Ultimately, though, she says the city and region "need to build more supportive housing units now. While managed encampments serve an immediate purpose, they are not adequate."

Dave Redman expressed some reservations about a managed encampment, saying it is "a temporary fix to a large-scale, long-range problem."

"We must be cautious in enacting programs such as so-called better tent cities or managed encampments and not allow them to become out-of-sight, out-of-mind solutions," he said.

"I would support a managed encampment in my ward, insofar as I support it at all," he added.

"Although we would hopefully not allow NIMBY-ism [not in my backyard] to determine the most appropriate site selection, we must also be aware of how a possible managed site would affect other residents and shared spaces."

This sheet lists some of the demands the Housing Now! encampment organizers had at the start of the protest in Kitchener's Victoria Park. (James Chaarani/CBC)

Matthew Robson wants to learn more about what a managed encampment would look like before commenting on whether he would support one in his ward or the city.

"I think that solutions that include dignity and more people-centred perspectives along with proper care and consideration of the economics of supply and demand is what is needed to better support homelessness in our region."

He said he knows for the people camping in Victoria Park, they have demands they want to see met before they move, "which I believe we should support before we try to make decisions on what I personally want to see happen with the homeless population's homes."

"It is also important to learn about the population you are serving before trying to solve their problems."

Alex Shevchenko said addictions are a concern for some people experiencing homelessness and he called on the provincial and federal governments to build transitional housing.

"We need more mental health programs to attack the vast issues in the region, the huge drug addiction, and supply in our region," Shevchenko said.

"Cut off the supply of drugs and watch them disappear. [They're] only here because of the huge drug supply available.
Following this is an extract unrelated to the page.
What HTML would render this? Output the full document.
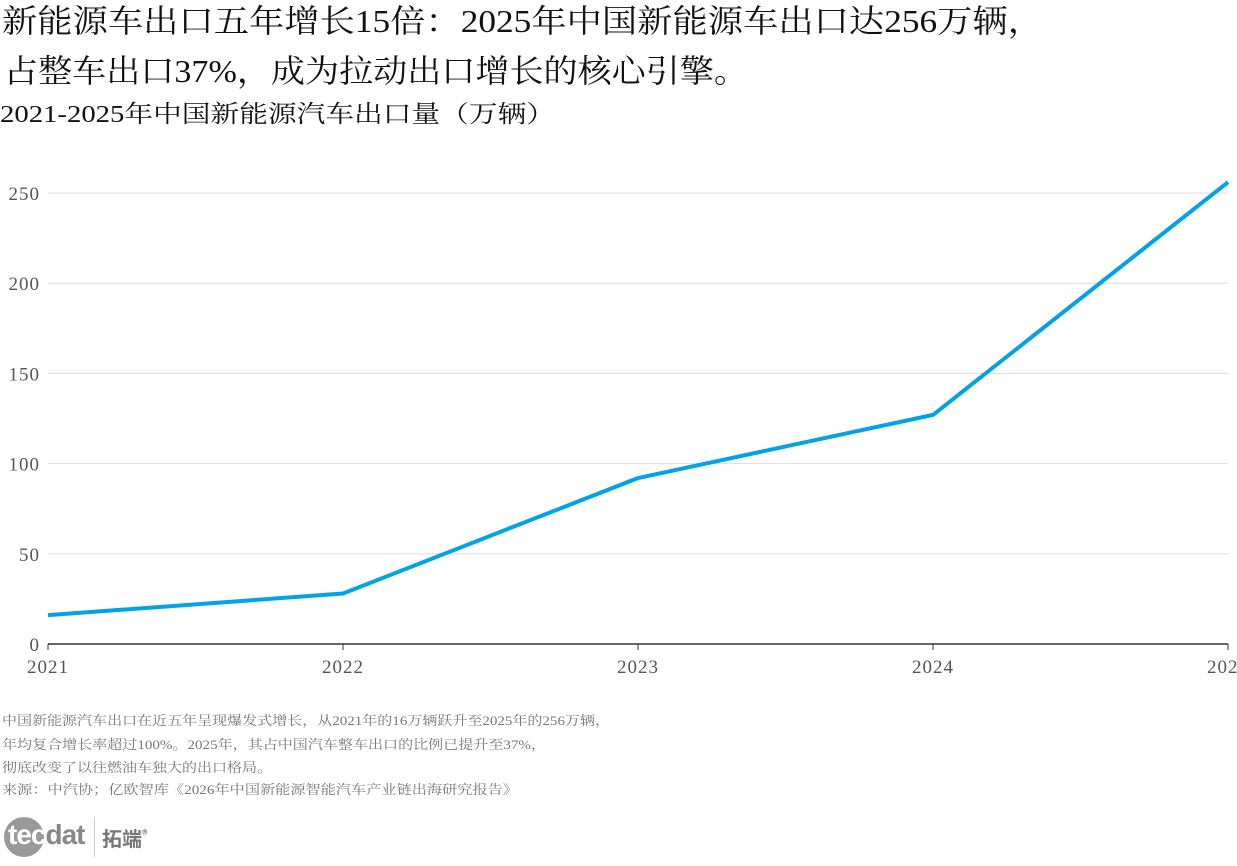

We need more law enforcement walking the streets and we need better trained officers to determine if mental health or drug abuse is the issue."

One sign reads "housing now tent city" and the other lists various demands. They are: create space for housing alternatives in DTK (downtown Kitchener), create 1,000 new low-incoming housing units in the downtown core, stop CAS child abductions from Indigenous, Black and low-income families, sign over ownership of the bus terminal to the Indigenous community; Formally rename (Victoria Park) Willow River Park; remove all colonial statues from the region, starting with Willow River Park.
The people who started the encampment on Roos Island in Victoria Park have put up these signs to show what they want the city and region to do about the housing crisis. (Kate Bueckert/CBC)

Brooklin Wallis said she supports the idea of a managed encampment in her ward because it's close to services people experiencing homelessness might need.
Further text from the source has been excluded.